NSCC does not make investment decisions for individuals. Its role is market plumbing: after trades are executed, NSCC helps organize and risk-manage the obligations that brokers and other members need to settle. That work helps the market process enormous transaction volume without every broker settling every trade bilaterally with every other broker.
Key Takeaways
- NSCC is a DTCC subsidiary focused on securities clearing and settlement support.
- It provides central counterparty services for many broker-to-broker transactions.
- Netting can reduce many gross trades into smaller net settlement obligations.
- NSCC is important to equity, corporate bond, municipal bond, ETF, ADR, and unit investment trust processing.
- Investors usually experience NSCC indirectly through brokers and settlement timing.
How NSCC Fits Into a Trade
When a securities trade is executed, the buyer and seller still need the transaction to clear and settle. NSCC receives trade information, compares or validates obligations, nets positions among members, and applies risk controls. It can step in as central counterparty for eligible transactions, meaning members face NSCC for completion rather than facing each original trading counterparty separately.
This structure can improve efficiency and reduce bilateral complexity. Instead of thousands of individual obligations moving in every direction, netting can compress the final amounts that need to move at settlement.

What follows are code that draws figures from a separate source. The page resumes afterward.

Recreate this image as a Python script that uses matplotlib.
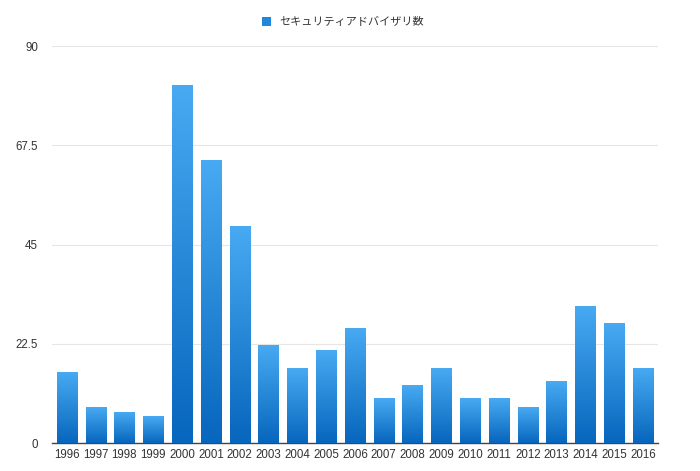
import matplotlib
matplotlib.use("Agg")
import matplotlib.pyplot as plt
import numpy as np
from matplotlib.colors import LinearSegmentedColormap
from matplotlib.patches import Rectangle

plt.rcParams['font.family'] = ['Liberation Sans', 'Noto Sans CJK JP', 'DejaVu Sans']

years = [str(y) for y in range(1996, 2017)]
counts = [16, 8, 7, 6, 81, 64, 49, 22, 17, 21, 26, 10, 13, 17, 10, 10, 8, 14, 31, 27, 17]
series_name = 'セキュリティアドバイザリ数'
yticks = [0, 22.5, 45, 67.5, 90]

top_col = '#48aaf2'
bot_col = '#0766bd'
cmap = LinearSegmentedColormap.from_list('bar', [bot_col, top_col])

fig = plt.figure(figsize=(7, 4.71), dpi=100)
ax = fig.add_axes([0.074, 0.0594, 0.866, 0.8426])

x = np.arange(len(years))
bars = ax.bar(x, counts, width=0.7, color='none', zorder=3)
grad = np.linspace(0, 1, 256).reshape(-1, 1)
for b in bars:
    x0, w, h = b.get_x(), b.get_width(), b.get_height()
    ax.imshow(grad, cmap=cmap, origin='lower', aspect='auto',
              extent=[x0, x0 + w, 0, h], zorder=3, interpolation='bicubic')

ax.set_xlim(-0.52, len(years) - 0.48)
ax.set_ylim(0, 90)
ax.set_yticks(yticks)
ax.set_yticklabels(['0', '22.5', '45', '67.5', '90'])
ax.set_xticks(x)
ax.set_xticklabels(years)
ax.grid(axis='y', color='#e6e6e6', linewidth=0.8, zorder=0)
for s in ['left', 'right', 'top']:
    ax.spines[s].set_visible(False)
ax.spines['bottom'].set_color('#444444')
ax.spines['bottom'].set_linewidth(1.0)
ax.tick_params(axis='both', length=0, labelsize=8.3, colors='#333333')
ax.tick_params(axis='y', pad=10)
ax.tick_params(axis='x', pad=4)

# legend
lh = Rectangle((0, 0), 1, 1, facecolor='#1f87dc', edgecolor='none')
fig.legend([lh], [series_name], loc='upper center', bbox_to_anchor=(0.49, 0.985),
           frameon=False, handlelength=0.8, handleheight=0.8,
           handletextpad=0.8, labelcolor='#333333',
           prop={'family': ['Noto Sans CJK JP', 'DejaVu Sans'], 'size': 8})

fig.savefig('out.png', dpi=100)
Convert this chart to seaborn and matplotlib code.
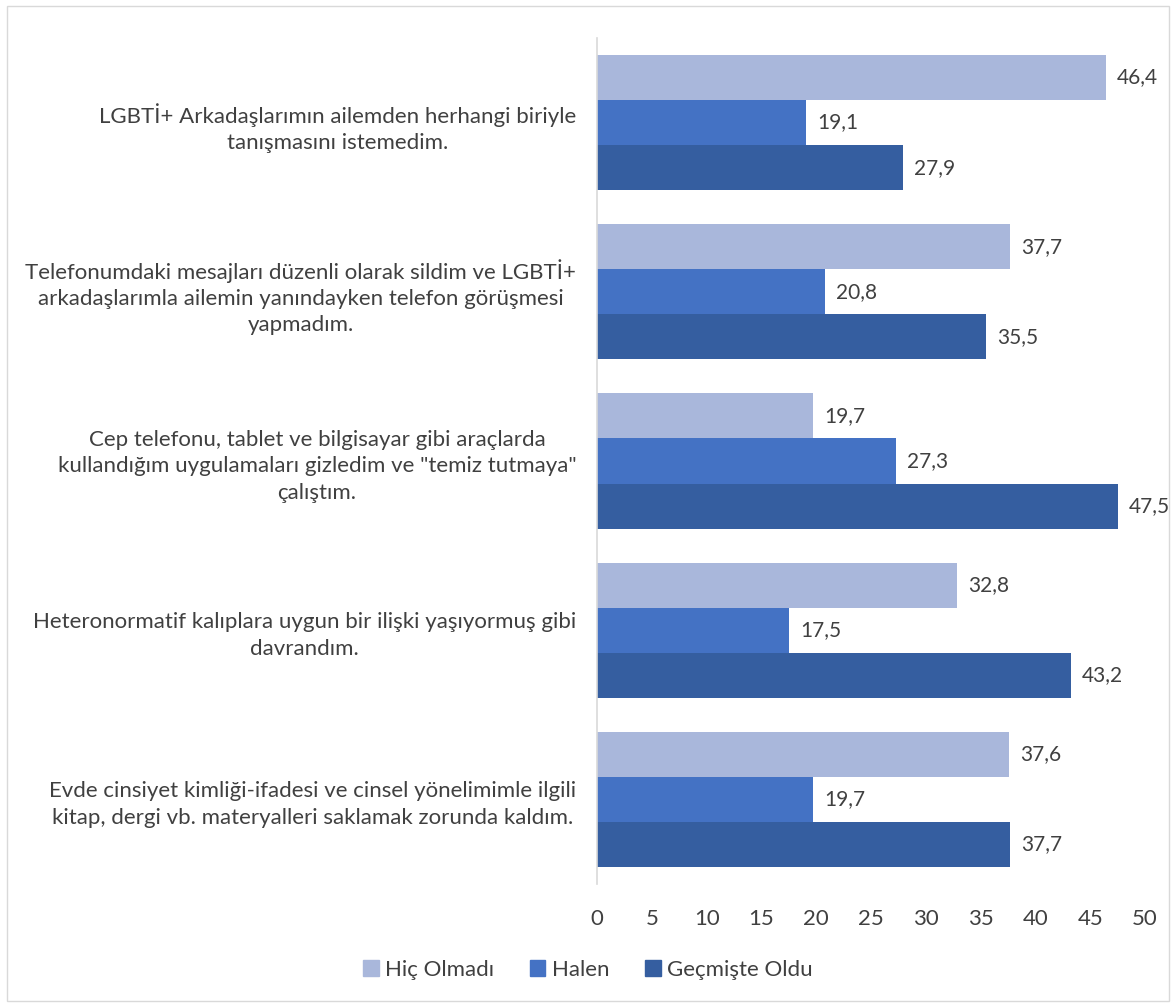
import seaborn as sns
import matplotlib.pyplot as plt
import pandas as pd
from matplotlib.patches import Rectangle

# chart data
statements = [
    "LGBTİ+ Arkadaşlarımın ailemden herhangi biriyle\ntanışmasını istemedim.",
    "Telefonumdaki mesajları düzenli olarak sildim ve LGBTİ+\narkadaşlarımla ailemin yanındayken telefon görüşmesi\nyapmadım.",
    "Cep telefonu, tablet ve bilgisayar gibi araçlarda\nkullandığım uygulamaları gizledim ve \"temiz tutmaya\"\nçalıştım.",
    "Heteronormatif kalıplara uygun bir ilişki yaşıyormuş gibi\ndavrandım.",
    "Evde cinsiyet kimliği-ifadesi ve cinsel yönelimimle ilgili\nkitap, dergi vb. materyalleri saklamak zorunda kaldım.",
]
series = ["Hiç Olmadı", "Halen", "Geçmişte Oldu"]
hic_olmadi = [46.4, 37.7, 19.7, 32.8, 37.6]
halen = [19.1, 20.8, 27.3, 17.5, 19.7]
gecmiste_oldu = [27.9, 35.5, 47.5, 43.2, 37.7]
colors = ["#A9B7DB", "#4472C4", "#355EA0"]

rows = []
for name, vals in zip(series, [hic_olmadi, halen, gecmiste_oldu]):
    for s, v in zip(statements, vals):
        rows.append({"ifade": s, "durum": name, "oran": v})
df = pd.DataFrame(rows)

sns.set_style("white")
plt.rcParams["font.family"] = ["Lato", "DejaVu Sans"]
text_color = "#404040"

fig = plt.figure(figsize=(11.76, 10.05), dpi=100)
ax = fig.add_axes([0.5077, 0.1204, 0.4660, 0.8418])

sns.barplot(
    data=df, y="ifade", x="oran", hue="durum", hue_order=series,
    order=statements, palette=colors, orient="h", width=0.8,
    saturation=1, ax=ax, errorbar=None, linewidth=0,
)

for cont in ax.containers:
    labels = [f"{b.get_width():.1f}".replace(".", ",") for b in cont]
    ax.bar_label(cont, labels=labels, padding=8, fontsize=15, color=text_color)

ax.set_xlim(0, 50)
ax.set_ylim(4.5, -0.5)
ax.set_xticks(range(0, 51, 5))
ax.set_xlabel("")
ax.set_ylabel("")
ax.tick_params(axis="x", labelsize=16, colors=text_color, length=0, pad=18)
ax.tick_params(axis="y", labelsize=16, colors=text_color, length=0, pad=15)
for lbl in ax.get_yticklabels():
    lbl.set_multialignment("center")
    lbl.set_linespacing(1.4)

for side in ["top", "right", "bottom"]:
    ax.spines[side].set_visible(False)
ax.spines["left"].set_color("#D9D9D9")
ax.spines["left"].set_linewidth(1.2)

ax.legend_.remove()
handles = [Rectangle((0, 0), 1, 1, color=c) for c in colors]
fig.legend(
    handles, series, loc="center", bbox_to_anchor=(0.5, 0.035), ncol=3,
    frameon=False, fontsize=16, handlelength=0.7, handleheight=0.7,
    handletextpad=0.3, columnspacing=1.6, labelcolor=text_color,
)

# outer chart border
fig.patches.append(Rectangle((0.006, 0.004), 0.988, 0.99, transform=fig.transFigure,
                             fill=False, edgecolor="#D9D9D9", linewidth=1))

plt.savefig("out.png", dpi=100)
plt.close()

That compression matters most when trading volume is heavy, markets are volatile, or liquidity is scarce.
What NSCC Does
Function | Practical role |
|---|---|
Trade capture and comparison | Organizes trade details so obligations are clear. |
Netting | Reduces gross trades into net obligations. |
Central counterparty services | Interposes NSCC between eligible buyers and sellers. |
Risk management | Collects margin and applies member risk controls. |
Settlement support | Coordinates final obligations with settlement infrastructure. |
Clearing Risk During Market Stress
NSCC's risk controls become especially visible during periods of rapid price movement and heavy trading. Clearing members may need to post more collateral when volatility, concentration, or unsettled exposure rises. That can affect broker liquidity and, indirectly, customer trading restrictions or margin requirements.
The point is not that NSCC is setting stock prices. It is managing the risk that trades already executed will settle as required. The distinction matters because clearing stress is about settlement exposure, member obligations, and liquidity, not about whether a security should trade higher or lower.
NSCC, DTC, and DTCC
DTCC is the parent holding company for several important market infrastructure subsidiaries. NSCC focuses on clearing and netting for eligible securities transactions. DTC, another DTCC subsidiary, acts as a central securities depository and supports settlement and custody functions. The two are related, but they are not the same function.
For investors, the practical result is usually simple: a broker handles the interface. The investor sees trade confirmations, settlement dates, settled cash, and account positions, while the broker and clearing infrastructure handle the machinery behind the scenes.
Member Obligations and Collateral
NSCC members must meet rule-based obligations, including clearing fund and margin-related requirements. Those requirements can change with volatility, concentration, volume, and unsettled exposure. The details are handled at the broker or clearing-member level, but the downstream effect can appear in customer-facing policies when a firm tightens risk controls.
That connection is why NSCC sometimes appears in explanations of unusual trading restrictions. The issue is often not the investor's individual trade alone, but the aggregate risk and liquidity burden carried by the broker while many trades await settlement.
The Bottom Line
NSCC is a central part of U.S. securities clearing. It helps confirm, net, risk-manage, and prepare transactions for settlement so brokers can process large volumes of trades reliably. Its work is mostly invisible when markets run smoothly, but it becomes important whenever settlement risk, collateral, and broker liquidity come into focus.